Recompiled with these options, yet not all in my configs are listed. Only the main options to use for reference. This might help someone with a similiar platform to get the most out of there unit beyond the "safe" defaults. My unit is running very stable.
This version runs ultra fast compared to the later versions. I'm guessing more fluff and kernel bloat?

NAME="OpenWrt"
VERSION="19.07.10"
ID="openwrt"
ID_LIKE="lede openwrt"
PRETTY_NAME="OpenWrt 19.07.10"
VERSION_ID="19.07.10"
HOME_URL="https://openwrt.org/"
BUG_URL="https://bugs.openwrt.org/"
SUPPORT_URL="https://forum.openwrt.org/"
BUILD_ID="r11427-9ce6aa9d8d"
OPENWRT_BOARD="x86/64"
OPENWRT_ARCH="x86_64"
OPENWRT_TAINTS=""
OPENWRT_DEVICE_MANUFACTURER="OpenWrt"
OPENWRT_DEVICE_MANUFACTURER_URL="https://openwrt.org/"
OPENWRT_DEVICE_PRODUCT="Generic"
OPENWRT_DEVICE_REVISION="v0"
OPENWRT_RELEASE="OpenWrt 19.07.10 r11427-9ce6aa9d8d"

Menu Config

CONFIG_TARGET_OPTIMIZATION="-O2 -pipe -march=silvermont"
CONFIG_TARGET_OPTIONS=y

Kernel version 
4.14.275

Kernel Config options

CONFIG_NO_HZ_IDLE=y
CONFIG_HZ_1000=y
CONFIG_HZ=1000
CONFIG_PREEMPT_VOLUNTARY=y
CONFIG_MATOM=y #This is actually the closest architecture to my J1900 with general instructions.

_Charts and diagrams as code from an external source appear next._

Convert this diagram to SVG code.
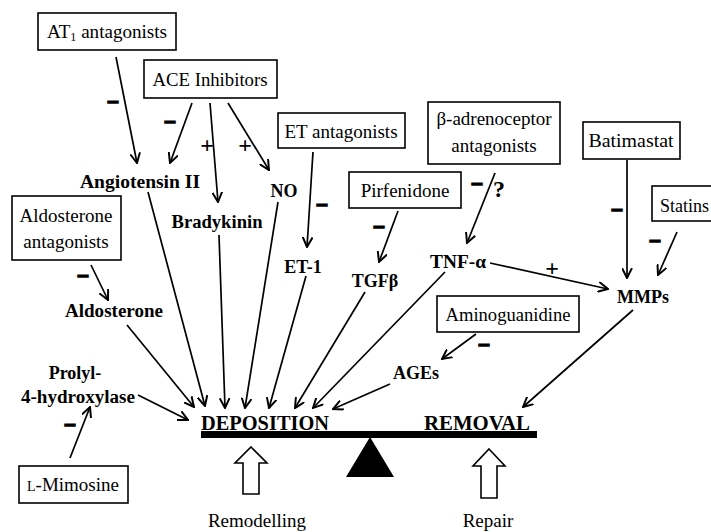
<svg xmlns="http://www.w3.org/2000/svg" width="711" height="532" viewBox="0 0 711 532">
<defs>
<marker id="ah" viewBox="0 0 10 10" refX="9" refY="5" markerWidth="11" markerHeight="11" markerUnits="userSpaceOnUse" orient="auto">
<path d="M0,0.5 L9,5 L0,9.5" fill="none" stroke="#000" stroke-width="1.8"/>
</marker>
<style>
.box{fill:#fff;stroke:#000;stroke-width:1.6}
.bt{font-family:"Liberation Serif","Times New Roman",serif;font-size:19px;fill:#000;text-anchor:middle}
.lb{font-family:"Liberation Serif","Times New Roman",serif;font-size:18px;font-weight:bold;fill:#000;text-anchor:middle}
.big{font-family:"Liberation Serif","Times New Roman",serif;font-size:21px;font-weight:bold;fill:#000;text-anchor:middle}
.sg{font-family:"Liberation Serif","Times New Roman",serif;font-size:21px;font-weight:bold;fill:#000;stroke:#000;stroke-width:1.8;text-anchor:middle}
.pl{font-family:"Liberation Serif","Times New Roman",serif;font-size:24px;font-weight:bold;fill:#000;text-anchor:middle}
.cn line{stroke:#000;stroke-width:1.7;marker-end:url(#ah)}
</style>
</defs>
<rect width="711" height="532" fill="#fff"/>

<g id="at1"><rect class="box" x="38" y="13" width="138" height="37"/><text class="bt" x="107" y="38" textLength="120" lengthAdjust="spacingAndGlyphs">AT<tspan font-size="12" dy="3">1</tspan><tspan dy="-3"> antagonists</tspan></text></g>
<g id="ace"><rect class="box" x="144" y="60" width="133" height="38"/><text class="bt" x="210" y="86" textLength="115" lengthAdjust="spacingAndGlyphs">ACE Inhibitors</text></g>
<g id="etant"><rect class="box" x="278" y="113" width="127" height="35"/><text class="bt" x="341" y="138">ET antagonists</text></g>
<g id="beta"><rect class="box" x="428" y="102" width="132" height="62"/><text class="bt" x="494" y="125">β-adrenoceptor</text><text class="bt" x="494" y="152">antagonists</text></g>
<g id="batimastat"><rect class="box" x="583" y="122" width="97" height="37"/><text class="bt" x="631" y="147" textLength="85" lengthAdjust="spacingAndGlyphs">Batimastat</text></g>
<g id="pirfenidone"><rect class="box" x="349" y="172" width="112" height="36"/><text class="bt" x="405" y="197">Pirfenidone</text></g>
<g id="statins"><rect class="box" x="652" y="186" width="80" height="35"/><text class="bt" x="660" y="212" style="text-anchor:start" textLength="49" lengthAdjust="spacingAndGlyphs">Statins</text></g>
<g id="aldoant"><rect class="box" x="12" y="196" width="109" height="64"/><text class="bt" x="66" y="222">Aldosterone</text><text class="bt" x="66" y="248">antagonists</text></g>
<g id="aminoguanidine"><rect class="box" x="437" y="296" width="142" height="36"/><text class="bt" x="508" y="321" textLength="125" lengthAdjust="spacingAndGlyphs">Aminoguanidine</text></g>
<g id="mimosine"><rect class="box" x="19" y="466" width="109" height="37"/><text class="bt" x="73" y="491"><tspan font-size="14">L</tspan>-Mimosine</text></g>

<g id="angiotensin"><text class="lb" x="140" y="188" textLength="120" lengthAdjust="spacingAndGlyphs">Angiotensin II</text></g>
<g id="bradykinin"><text class="lb" x="217" y="228" textLength="91" lengthAdjust="spacingAndGlyphs">Bradykinin</text></g>
<g id="no"><text class="lb" x="284" y="197">NO</text></g>
<g id="et1"><text class="lb" x="303" y="273">ET-1</text></g>
<g id="tgf"><text class="lb" x="375" y="287">TGFβ</text></g>
<g id="tnf"><text class="lb" x="458" y="268" textLength="56" lengthAdjust="spacingAndGlyphs">TNF-α</text></g>
<g id="mmps"><text class="lb" x="643" y="303">MMPs</text></g>
<g id="ages"><text class="lb" x="416" y="379">AGEs</text></g>
<g id="aldosterone"><text class="lb" x="114" y="317" textLength="98" lengthAdjust="spacingAndGlyphs">Aldosterone</text></g>
<g id="prolyl"><text class="lb" x="75" y="379">Prolyl-</text><text class="lb" x="78" y="403" textLength="114" lengthAdjust="spacingAndGlyphs">4-hydroxylase</text></g>

<g id="balance">
<rect x="201" y="431" width="336" height="7" fill="#000"/>
<polygon points="370,437 346,477 394,477" fill="#000"/>
<text class="big" x="265" y="430" text-decoration="underline" textLength="128" lengthAdjust="spacingAndGlyphs">DEPOSITION</text>
<text class="big" x="477" y="430" text-decoration="underline" textLength="106" lengthAdjust="spacingAndGlyphs">REMOVAL</text>
</g>
<g id="remodelling">
<path d="M251,447 L267,463 L259,463 L259,494 L243,494 L243,463 L235,463 Z" fill="#fff" stroke="#000" stroke-width="1.6"/>
<text class="bt" x="257" y="527">Remodelling</text>
</g>
<g id="repair">
<path d="M489,449 L505,466 L497,466 L497,498 L481,498 L481,466 L473,466 Z" fill="#fff" stroke="#000" stroke-width="1.6"/>
<text class="bt" x="488" y="527">Repair</text>
</g>

<g id="connectors" class="cn">
<line x1="116" y1="57" x2="137" y2="163"/>
<line x1="192" y1="103" x2="170" y2="163"/>
<line x1="210" y1="103" x2="218" y2="202"/>
<line x1="228" y1="103" x2="269" y2="170"/>
<line x1="313" y1="152" x2="307" y2="247"/>
<line x1="398" y1="211" x2="379" y2="262"/>
<line x1="495" y1="173" x2="467" y2="243"/>
<line x1="627" y1="160" x2="627" y2="278"/>
<line x1="677" y1="232" x2="658" y2="275"/>
<line x1="490" y1="263" x2="608" y2="289"/>
<line x1="476" y1="334" x2="442" y2="359"/>
<line x1="91" y1="265" x2="108" y2="300"/>
<line x1="70" y1="458" x2="90" y2="407"/>
<line x1="633" y1="310" x2="523" y2="407"/>
<line x1="138" y1="395" x2="188" y2="420"/>
<line x1="127" y1="325" x2="194" y2="407"/>
<line x1="148" y1="192" x2="205" y2="406"/>
<line x1="219" y1="235" x2="225" y2="408"/>
<line x1="278" y1="202" x2="245" y2="408"/>
<line x1="306" y1="276" x2="269" y2="408"/>
<line x1="365" y1="292" x2="295" y2="408"/>
<line x1="445" y1="272" x2="313" y2="408"/>
<line x1="390" y1="384" x2="333" y2="409"/>
</g>

<g id="signs">
<text class="sg" x="113" y="109">−</text>
<text class="sg" x="170" y="129">−</text>
<text class="pl" x="207" y="153">+</text>
<text class="pl" x="245" y="153">+</text>
<text class="sg" x="322" y="212">−</text>
<text class="sg" x="379" y="234">−</text>
<text class="sg" x="477" y="191">−</text>
<text class="pl" x="499" y="197" font-size="20">?</text>
<text class="sg" x="617" y="217">−</text>
<text class="sg" x="655" y="248">−</text>
<text class="pl" x="552" y="276">+</text>
<text class="sg" x="484" y="352">−</text>
<text class="sg" x="83" y="283">−</text>
<text class="sg" x="70" y="432">−</text>
</g>
</svg>
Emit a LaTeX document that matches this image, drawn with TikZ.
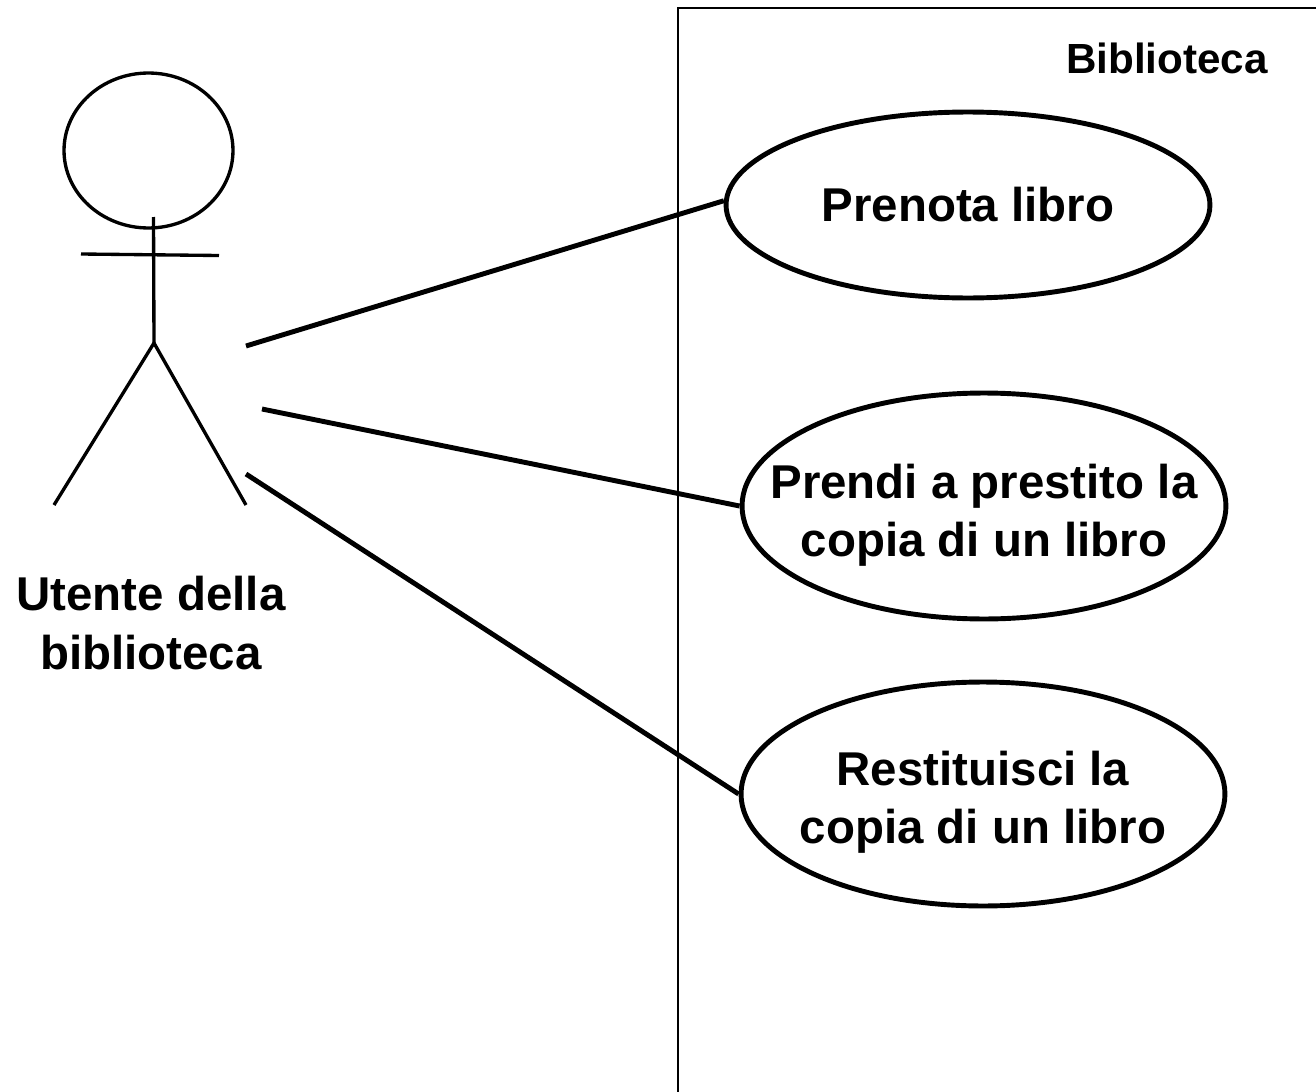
\documentclass[tikz,border=0pt]{standalone}
\usepackage{fontspec}
\setmainfont{Liberation Sans}
\usetikzlibrary{shapes.geometric}
\newcommand{\uctext}[2][0cm]{\makebox[0pt]{\raisebox{#1}[0pt][0pt]{\begin{tabular}[c]{@{}c@{}}#2\end{tabular}}}}
\tikzset{
    usecase/.style={ellipse, draw, line width=2.8pt, minimum width=9.68cm, inner sep=0pt, font=\fontsize{27}{33.2}\selectfont\bfseries},
    actorline/.style={line width=1.9pt},
    assoc/.style={line width=2.8pt}
}

\begin{document}
\begin{tikzpicture}[x=0.02cm, y=-0.02cm]
    \useasboundingbox (0,0) rectangle (1316,1092);

    % System
    \coordinate (sysbl) at (678,1092);
    \coordinate (systl) at (678,8);
    \coordinate (systr) at (1316,8);
    \draw[line width=1.1pt] (sysbl) -- (systl) -- (systr);
    \node[font=\fontsize{24}{28}\selectfont\bfseries] (sysname) at (1167,58) {Biblioteca};

    % Actor
    \node[ellipse, draw, actorline, minimum width=3.38cm, minimum height=3.1cm, inner sep=0pt] (head) at (148.5,150.5) {};
    \coordinate (neck) at (153.5,217);
    \coordinate (hip) at (154,343);
    \coordinate (arml) at (81,254);
    \coordinate (armr) at (219,255.5);
    \coordinate (footl) at (54,505);
    \coordinate (footr) at (246,505);
    \draw[actorline] (neck) -- (hip);
    \draw[actorline] (arml) -- (armr);
    \draw[actorline] (footl) -- (hip) -- (footr);
    \node[align=center, font=\fontsize{27}{33.2}\selectfont\bfseries] (actor) at (151,623) {Utente della\\biblioteca};

    % Use cases
    \node[usecase, minimum height=3.72cm] (uc1) at (968,205) {\uctext[-0.32cm]{Prenota libro}};
    \node[usecase, minimum height=4.52cm] (uc2) at (984,506) {\uctext[-0.41cm]{Prendi a prestito la\\copia di un libro}};
    \node[usecase, minimum height=4.48cm] (uc3) at (983,794) {\uctext[-0.4cm]{Restituisci la\\copia di un libro}};

    % Associations
    \coordinate (a1) at (246,346);
    \coordinate (a2) at (262,409);
    \coordinate (a3) at (246,474);
    \draw[assoc] (a1) -- (uc1.179);
    \draw[assoc] (a2) -- (uc2.west);
    \draw[assoc] (a3) -- (uc3.west);
\end{tikzpicture}
\end{document}
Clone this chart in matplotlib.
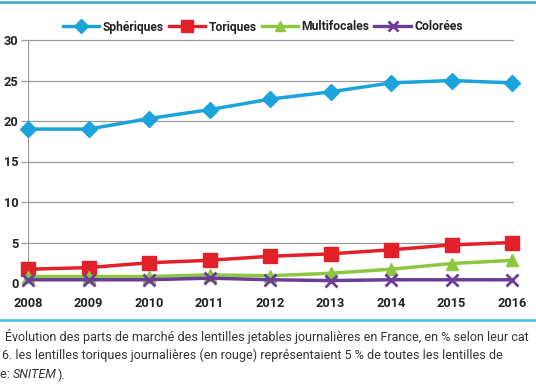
import matplotlib
matplotlib.use("Agg")
import matplotlib.pyplot as plt
from matplotlib.lines import Line2D

years = [2008, 2009, 2010, 2011, 2012, 2013, 2014, 2015, 2016]
spheriques = [19.0, 19.0, 20.3, 21.4, 22.7, 23.6, 24.7, 25.0, 24.7]
toriques = [1.7, 1.9, 2.5, 2.8, 3.3, 3.6, 4.1, 4.7, 5.0]
multifocales = [0.8, 0.8, 0.8, 1.0, 0.9, 1.2, 1.7, 2.4, 2.8]
colorees = [0.4, 0.4, 0.4, 0.6, 0.4, 0.3, 0.4, 0.4, 0.4]
yticks = [0, 5, 10, 15, 20, 25, 30]

plt.rcParams['font.family'] = ['Roboto', 'DejaVu Sans']

W, H = 536, 386
fig = plt.figure(figsize=(W / 100, H / 100), dpi=100)
fig.patch.set_facecolor('white')

x0, x1 = 28, 512
y0, y1 = 283, 40
ax = fig.add_axes([x0 / W, 1 - y0 / H, (x1 - x0) / W, (y0 - y1) / H])
ax.set_xlim(2008, 2016)
ax.set_ylim(0, 30)

for y in yticks[1:]:
    ax.axhline(y, color='#9a9a9a', lw=0.9, zorder=1, xmin=0, xmax=1.003, clip_on=False)
ax.axvline(2008, color='#9a9a9a', lw=0.9, zorder=1)

series = [
    ('Sphériques', spheriques, '#1ba3dc', 'D', 8.5),
    ('Toriques', toriques, '#e1202a', 's', 10),
    ('Multifocales', multifocales, '#8dc63f', '^', 9),
    ('Colorées', colorees, '#6b3d96', 'x', 9),
]
handles = []
for name, vals, col, mk, ms in series:
    kw = dict(color=col, lw=2.5, marker=mk, markersize=ms, zorder=3, clip_on=False)
    if mk == 'x':
        kw['markeredgewidth'] = 2.0
    ax.plot(years, vals, **kw)
    handles.append(Line2D([0], [0], color=col, lw=2.4, marker=mk,
                          markersize=ms * 0.85,
                          markeredgewidth=2.0 if mk == 'x' else 1.0,
                          label=name))

for s in ax.spines.values():
    s.set_visible(False)
ax.set_yticks(yticks)
ax.set_yticklabels([str(v) for v in yticks])
ax.set_xticks(years)
ax.set_xticklabels([str(v) for v in years])
ax.tick_params(axis='y', length=5, color='#9a9a9a', width=0.9, pad=2,
               labelsize=9.2, labelcolor='#222222')
ax.tick_params(axis='x', length=0, pad=10, labelsize=9.2, labelcolor='#222222')
for lab in ax.get_xticklabels() + ax.get_yticklabels():
    lab.set_fontweight('bold')

leg = fig.legend(handles=handles, loc='center', bbox_to_anchor=(263 / W, 1 - 27 / H),
                 ncol=4, frameon=False, handlelength=3.0, columnspacing=0.4,
                 handletextpad=0.3, prop={'weight': 'bold', 'size': 8.7})
for t in leg.get_texts():
    t.set_color('#222222')

# decorative rules
fig.add_artist(Line2D([0, 1], [1 - 2 / H, 1 - 2 / H], color='#3aa9c0', lw=1.8,
                      transform=fig.transFigure))
fig.add_artist(Line2D([0, 1], [1 - 320 / H, 1 - 320 / H], color='#3cc3d8', lw=1.8,
                      transform=fig.transFigure))

cap_kw = dict(fontsize=9.0, color='#333333', ha='left', va='center')
fig.text(5 / W, 1 - 337 / H,
         "Évolution des parts de marché des lentilles jetables journalières en France, en % selon leur cat",
         **cap_kw)
fig.text(2 / W, 1 - 355 / H,
         "6. les lentilles toriques journalières (en rouge) représentaient 5 % de toutes les lentilles de",
         **cap_kw)
t1 = fig.text(0 / W, 1 - 375 / H, "e: ", **cap_kw)
fig.canvas.draw()
bb = t1.get_window_extent()
t2 = fig.text(bb.x1 / W, 1 - 375 / H, "SNITEM", style='italic', **cap_kw)
fig.canvas.draw()
bb2 = t2.get_window_extent()
fig.text((bb2.x1 + 0.5) / W, 1 - 375 / H, ").", **cap_kw)

fig.savefig('out.png', dpi=100)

Simple script placed in /etc/hotplug.d/net/20-tuning. The sleep parameter is needed because of a race condition when booting. I haven't found a better solution to implement earlier but not before devices are loaded.

#!/bin/sh

# this will explain the layout of the processors for the j1900 quantum & similar units
# cpu(eth0) is know to the system as eth1 hence (1)
# cpu0= (1) | cpu1= (2) | cpu2= (4) | cpu3= (8)

# each line will pin the system irq's
awk '/eth0/ { gsub(/:/,""); print $1}' /proc/interrupts | while read i; do echo "e" > /proc/irq/$i/smp_affinity;done
awk '/eth1/ { gsub(/:/,""); print $1}' /proc/interrupts | while read i; do echo "e" > /proc/irq/$i/smp_affinity;done
awk '/eth2/ { gsub(/:/,""); print $1}' /proc/interrupts | while read i; do echo "e" > /proc/irq/$i/smp_affinity;done
awk '/eth3/ { gsub(/:/,""); print $1}' /proc/interrupts | while read i; do echo "e" > /proc/irq/$i/smp_affinity;done

awk '/i915/ { gsub(/:/,""); print $1}' /proc/interrupts | while read i; do echo "e" > /proc/irq/$i/smp_affinity;done
awk '/ahci/ { gsub(/:/,""); print $1}' /proc/interrupts | while read i; do echo "e" > /proc/irq/$i/smp_affinity;done

# (the default for openwrt v19 is powersaving, which works just fine). change the scaling governor to performance instead of powersaving
#find /sys/devices/system/cpu/cpu*/cpufreq/scaling_governor -exec sh -c 'echo performance > {}' \;

sleep 15

# configure ethtool RSS to spread among the cores
for NICS in eth0 eth1 eth2 eth3; do
        ethtool -X $NICS equal 2
done

# the default cpu is 0, which we want to exclude so as to utilize the other processors. this sets each receive and transmit packet steering element rps_cpus to  (2+4+8), or e (the hexadecimal value for 14).
find /sys/class/net/*/queues/rx-[01]/rps_cpus -exec sh -c '[ -w {} ] && echo "e" > {} 2>/dev/null' \;

1 Like

Are you still running with these options set? Do you have any benchmarks to show before & after performance with these set vs defaults?

Also, where did you set these values and how did you confirm they were built against your firmware image? I am struggling with testing this myself and hope you can help me with some answers :slight_smile:

I have added the following to my .config file:

user@97247c341ad8:~/openwrt$ cat .config | grep CONFIG_HZ
CONFIG_HZ=1000
CONFIG_HZ_1000=y
CONFIG_HZ_PERIODIC=y

But in testing against the resulting image, I still see HZ = 100:

root@OpenWrt:~# awk '{print$22/'$(tail -n 1 /proc/uptime|cut -d. -f1)"}" /proc/self/stat
100.107
1 Like

The options I specified are used in make kernel_menuconfig, which are chosen in the gui prompt. As I understand it, there are several places that the kernel config pulls from and I honestly don’t remember which directories they are located in to manually edit those files. The .config is mainly for the system config but not necessarily the Linux kernel itself.